Your task
Extract each line of the material that follows exactly and omit its pictures.

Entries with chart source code
--- BEGIN ---
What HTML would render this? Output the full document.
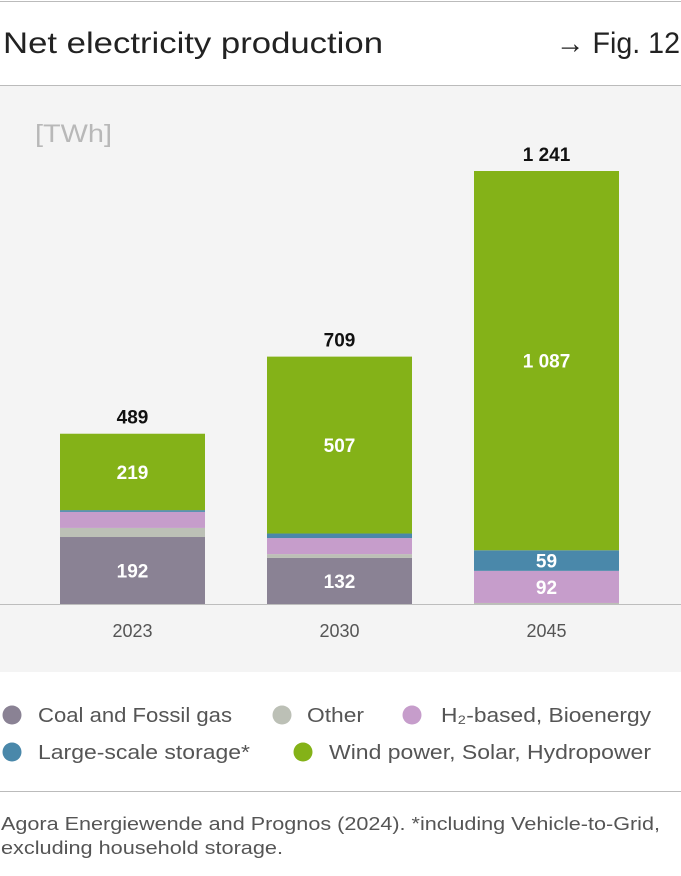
<!DOCTYPE html>
<html><head><meta charset="utf-8"><style>
body{margin:0;background:#fff;}
svg{display:block;font-family:"Liberation Sans",sans-serif;}
</style></head><body>
<svg id="c" width="681" height="876" viewBox="0 0 681 876">
<line x1="0" y1="1.5" x2="681" y2="1.5" stroke="#bbb"/>
<text x="3" y="53" font-size="30" fill="#222" textLength="380" lengthAdjust="spacingAndGlyphs">Net electricity production</text>
<text x="556" y="53" font-size="30" fill="#222" textLength="124" lengthAdjust="spacingAndGlyphs">→ Fig. 12</text>
<line x1="0" y1="85.5" x2="681" y2="85.5" stroke="#bbb"/>
<rect x="0" y="86" width="681" height="586" fill="#f4f4f4"/>
<text x="35" y="142" font-size="25" fill="#b8b8b8" textLength="77" lengthAdjust="spacingAndGlyphs">[TWh]</text>
<g id="bars"></g>
<line x1="0" y1="604.5" x2="681" y2="604.5" stroke="#bdbdbd"/>
<g id="legend"></g>
<line x1="0" y1="791.5" x2="681" y2="791.5" stroke="#bbb"/>
<text x="1" y="830" font-size="18" fill="#555" textLength="659" lengthAdjust="spacingAndGlyphs">Agora Energiewende and Prognos (2024). *including Vehicle-to-Grid,</text>
<text x="1" y="854" font-size="18" fill="#555" textLength="282" lengthAdjust="spacingAndGlyphs">excluding household storage.</text>
</svg>
<script>
const years=["2023","2030","2045"];
const coal=[192,132,0];
const other=[26,11,3];
const bio=[46,46,92];
const storage=[5,13,59];
const wind=[219,507,1087];
const totals=["489","709","1 241"];
const segLabels=[["192","","","","219"],["132","","","","507"],["","","92","59","1 087"]];
const series=[coal,other,bio,storage,wind];
const colors=["#8a8294","#bcc0b6","#c69dcb","#4a88aa","#84b218"];
const names=["coal","other","bioenergy","storage","wind"];
const NS="http://www.w3.org/2000/svg";
const base=604,scale=433/1241,bw=145,x0=[60,267,474];
const y=v=>base-v*scale;
const g=document.getElementById("bars");
function mk(t,a){const e=document.createElementNS(NS,t);for(const k in a)e.setAttribute(k,a[k]);return e;}
years.forEach((yr,i)=>{
  let cum=0;
  series.forEach((s,j)=>{
    const v=s[i];if(v<=0)return;
    const r=mk("rect",{x:x0[i],y:y(cum+v),width:bw,height:v*scale,fill:colors[j]});
    
    
    g.appendChild(r);
    const lbl=segLabels[i][j];
    if(lbl){
      const t=mk("text",{x:x0[i]+bw/2,y:y(cum+v/2)+7,"font-size":19,"font-weight":"bold",fill:"#fff","text-anchor":"middle"});
      t.textContent=lbl;
      
      
      g.appendChild(t);
    }
    cum+=v;
  });
  const tt=mk("text",{x:x0[i]+bw/2,y:y(cum)-10,"font-size":19,"font-weight":"bold",fill:"#111","text-anchor":"middle"});
  tt.textContent=totals[i];
  
  
  g.appendChild(tt);
  const xl=mk("text",{x:x0[i]+bw/2,y:637,"font-size":18,fill:"#555","text-anchor":"middle"});
  xl.textContent=yr;
  
  
  g.appendChild(xl);
});
const legItems=[["Coal and Fossil gas",12,715,38,194,0],["Other",282,715,307,57,1],["H₂-based, Bioenergy",412,715,441,210,2],["Large-scale storage*",12,752,38,212,3],["Wind power, Solar, Hydropower",303,752,329,322,4]];
const lg=document.getElementById("legend");
legItems.forEach(it=>{
  const c=mk("circle",{cx:it[1],cy:it[2],r:9.5,fill:colors[it[5]]});
  
  
  lg.appendChild(c);
  const t=mk("text",{x:it[3],y:it[2]+7,"font-size":20,fill:"#555",textLength:it[4],lengthAdjust:"spacingAndGlyphs"});
  t.textContent=it[0];
  
  
  lg.appendChild(t);
});
</script>
</body></html>
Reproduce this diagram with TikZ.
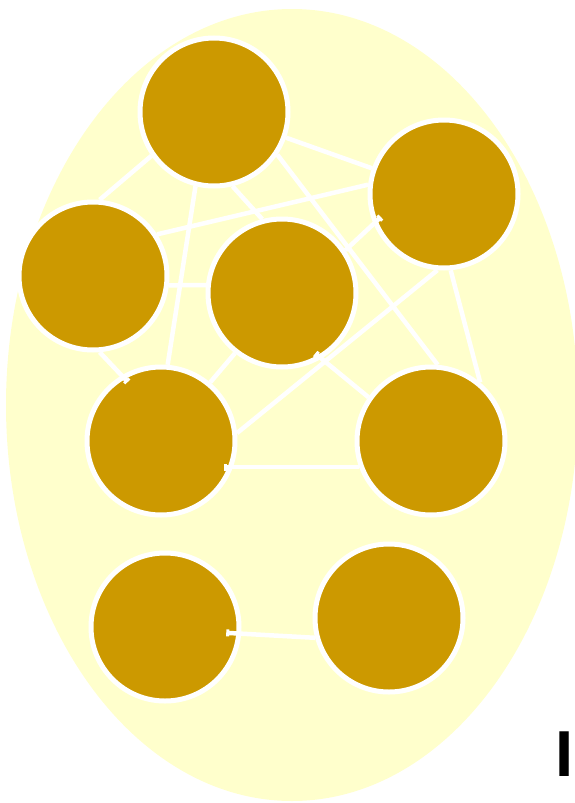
\documentclass[tikz,border=0pt]{standalone}
\usepackage{fontspec}
\setmainfont{Liberation Sans}
\usepackage{xcolor}
\usepackage{tikz}
\usetikzlibrary{positioning, arrows.meta}
\definecolor{paleyellow}{HTML}{FFFFCC}
\definecolor{gold}{HTML}{CC9900}

\begin{document}
\begin{tikzpicture}[
    x=1pt, y=-1pt,
    vertex/.style={draw=white, circle, line width=5pt, fill=gold,
                   minimum size=148pt, inner sep=0pt},
    edge/.style={draw=white, line width=4.5pt},
    tick/.style={edge, -{Bar[width=7pt, line width=3pt]}},
    label/.style={font=\bfseries\fontsize{65}{65}\selectfont, inner sep=0pt},
]
\useasboundingbox (0,0) rectangle (575,803);

% --- Background ---
\fill[paleyellow] (292,405) ellipse [x radius=286pt, y radius=396pt];

% --- Vertices ---
\node[vertex] (a) at (214,112) {};
\node[vertex] (b) at (444,194) {};
\node[vertex] (c) at (93,276) {};
\node[vertex] (d) at (282,293) {};
\node[vertex] (e) at (161,441) {};
\node[vertex] (f) at (431,441) {};
\node[vertex] (g) at (165,627) {};
\node[vertex] (h) at (389,618) {};

% --- Upper component ---
\draw[edge] (a) -- (b);
\draw[edge] (a.215) -- (c.85);
\draw[edge] (a.256) -- (e.85);
\draw[edge] (a.284) -- (d.105);
\draw[edge] (a.-34) -- (f.85);
\draw[edge] (c.33) -- (b.173);
\draw[edge] (c.-7) -- (d.174);
\draw[tick, shorten >=-9pt] (c.-85) -- (e.121);
\draw[tick, shorten >=-10pt] (d.34) -- (b.203);
\draw[edge] (d.232) -- (e.50);
\draw[tick, shorten >=-8pt] (f.145) -- (d.-59);
\draw[edge] (b.265) -- (e.6);
\draw[edge] (b.-85) -- (f.50);
\draw[tick, shorten >=-9pt] (f.200) -- (e.-20);

% --- Lower component ---
\draw[tick, shorten >=-15pt] (h.195) -- (g.-5);

% --- Label ---
\node[label] (tag) at (565,754) {I};
\end{tikzpicture}
\end{document}
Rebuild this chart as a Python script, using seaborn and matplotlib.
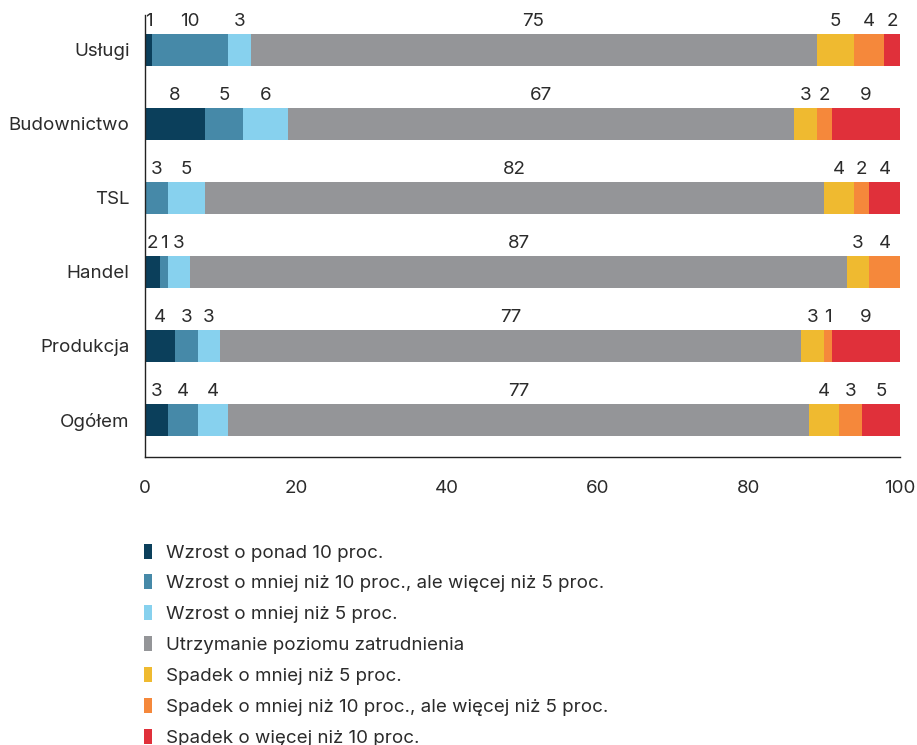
--- END ---
Answer
What HTML would render this? Output the full document.
<!DOCTYPE html>
<html><head><meta charset="utf-8"><style>
body{margin:0;background:#fff;}
svg{display:block;font-family:"Liberation Sans",sans-serif;}
</style></head><body>
<svg id="c" width="681" height="876" viewBox="0 0 681 876">
<line x1="0" y1="1.5" x2="681" y2="1.5" stroke="#bbb"/>
<text x="3" y="53" font-size="30" fill="#222" textLength="380" lengthAdjust="spacingAndGlyphs">Net electricity production</text>
<text x="556" y="53" font-size="30" fill="#222" textLength="124" lengthAdjust="spacingAndGlyphs">→ Fig. 12</text>
<line x1="0" y1="85.5" x2="681" y2="85.5" stroke="#bbb"/>
<rect x="0" y="86" width="681" height="586" fill="#f4f4f4"/>
<text x="35" y="142" font-size="25" fill="#b8b8b8" textLength="77" lengthAdjust="spacingAndGlyphs">[TWh]</text>
<g id="bars"></g>
<line x1="0" y1="604.5" x2="681" y2="604.5" stroke="#bdbdbd"/>
<g id="legend"></g>
<line x1="0" y1="791.5" x2="681" y2="791.5" stroke="#bbb"/>
<text x="1" y="830" font-size="18" fill="#555" textLength="659" lengthAdjust="spacingAndGlyphs">Agora Energiewende and Prognos (2024). *including Vehicle-to-Grid,</text>
<text x="1" y="854" font-size="18" fill="#555" textLength="282" lengthAdjust="spacingAndGlyphs">excluding household storage.</text>
</svg>
<script>
const years=["2023","2030","2045"];
const coal=[192,132,0];
const other=[26,11,3];
const bio=[46,46,92];
const storage=[5,13,59];
const wind=[219,507,1087];
const totals=["489","709","1 241"];
const segLabels=[["192","","","","219"],["132","","","","507"],["","","92","59","1 087"]];
const series=[coal,other,bio,storage,wind];
const colors=["#8a8294","#bcc0b6","#c69dcb","#4a88aa","#84b218"];
const names=["coal","other","bioenergy","storage","wind"];
const NS="http://www.w3.org/2000/svg";
const base=604,scale=433/1241,bw=145,x0=[60,267,474];
const y=v=>base-v*scale;
const g=document.getElementById("bars");
function mk(t,a){const e=document.createElementNS(NS,t);for(const k in a)e.setAttribute(k,a[k]);return e;}
years.forEach((yr,i)=>{
  let cum=0;
  series.forEach((s,j)=>{
    const v=s[i];if(v<=0)return;
    const r=mk("rect",{x:x0[i],y:y(cum+v),width:bw,height:v*scale,fill:colors[j]});
    
    
    g.appendChild(r);
    const lbl=segLabels[i][j];
    if(lbl){
      const t=mk("text",{x:x0[i]+bw/2,y:y(cum+v/2)+7,"font-size":19,"font-weight":"bold",fill:"#fff","text-anchor":"middle"});
      t.textContent=lbl;
      
      
      g.appendChild(t);
    }
    cum+=v;
  });
  const tt=mk("text",{x:x0[i]+bw/2,y:y(cum)-10,"font-size":19,"font-weight":"bold",fill:"#111","text-anchor":"middle"});
  tt.textContent=totals[i];
  
  
  g.appendChild(tt);
  const xl=mk("text",{x:x0[i]+bw/2,y:637,"font-size":18,fill:"#555","text-anchor":"middle"});
  xl.textContent=yr;
  
  
  g.appendChild(xl);
});
const legItems=[["Coal and Fossil gas",12,715,38,194,0],["Other",282,715,307,57,1],["H₂-based, Bioenergy",412,715,441,210,2],["Large-scale storage*",12,752,38,212,3],["Wind power, Solar, Hydropower",303,752,329,322,4]];
const lg=document.getElementById("legend");
legItems.forEach(it=>{
  const c=mk("circle",{cx:it[1],cy:it[2],r:9.5,fill:colors[it[5]]});
  
  
  lg.appendChild(c);
  const t=mk("text",{x:it[3],y:it[2]+7,"font-size":20,fill:"#555",textLength:it[4],lengthAdjust:"spacingAndGlyphs"});
  t.textContent=it[0];
  
  
  lg.appendChild(t);
});
</script>
</body></html>
Reproduce this diagram with TikZ.
\documentclass[tikz,border=0pt]{standalone}
\usepackage{fontspec}
\setmainfont{Liberation Sans}
\usepackage{xcolor}
\usepackage{tikz}
\usetikzlibrary{positioning, arrows.meta}
\definecolor{paleyellow}{HTML}{FFFFCC}
\definecolor{gold}{HTML}{CC9900}

\begin{document}
\begin{tikzpicture}[
    x=1pt, y=-1pt,
    vertex/.style={draw=white, circle, line width=5pt, fill=gold,
                   minimum size=148pt, inner sep=0pt},
    edge/.style={draw=white, line width=4.5pt},
    tick/.style={edge, -{Bar[width=7pt, line width=3pt]}},
    label/.style={font=\bfseries\fontsize{65}{65}\selectfont, inner sep=0pt},
]
\useasboundingbox (0,0) rectangle (575,803);

% --- Background ---
\fill[paleyellow] (292,405) ellipse [x radius=286pt, y radius=396pt];

% --- Vertices ---
\node[vertex] (a) at (214,112) {};
\node[vertex] (b) at (444,194) {};
\node[vertex] (c) at (93,276) {};
\node[vertex] (d) at (282,293) {};
\node[vertex] (e) at (161,441) {};
\node[vertex] (f) at (431,441) {};
\node[vertex] (g) at (165,627) {};
\node[vertex] (h) at (389,618) {};

% --- Upper component ---
\draw[edge] (a) -- (b);
\draw[edge] (a.215) -- (c.85);
\draw[edge] (a.256) -- (e.85);
\draw[edge] (a.284) -- (d.105);
\draw[edge] (a.-34) -- (f.85);
\draw[edge] (c.33) -- (b.173);
\draw[edge] (c.-7) -- (d.174);
\draw[tick, shorten >=-9pt] (c.-85) -- (e.121);
\draw[tick, shorten >=-10pt] (d.34) -- (b.203);
\draw[edge] (d.232) -- (e.50);
\draw[tick, shorten >=-8pt] (f.145) -- (d.-59);
\draw[edge] (b.265) -- (e.6);
\draw[edge] (b.-85) -- (f.50);
\draw[tick, shorten >=-9pt] (f.200) -- (e.-20);

% --- Lower component ---
\draw[tick, shorten >=-15pt] (h.195) -- (g.-5);

% --- Label ---
\node[label] (tag) at (565,754) {I};
\end{tikzpicture}
\end{document}
Rebuild this chart as a Python script, using seaborn and matplotlib.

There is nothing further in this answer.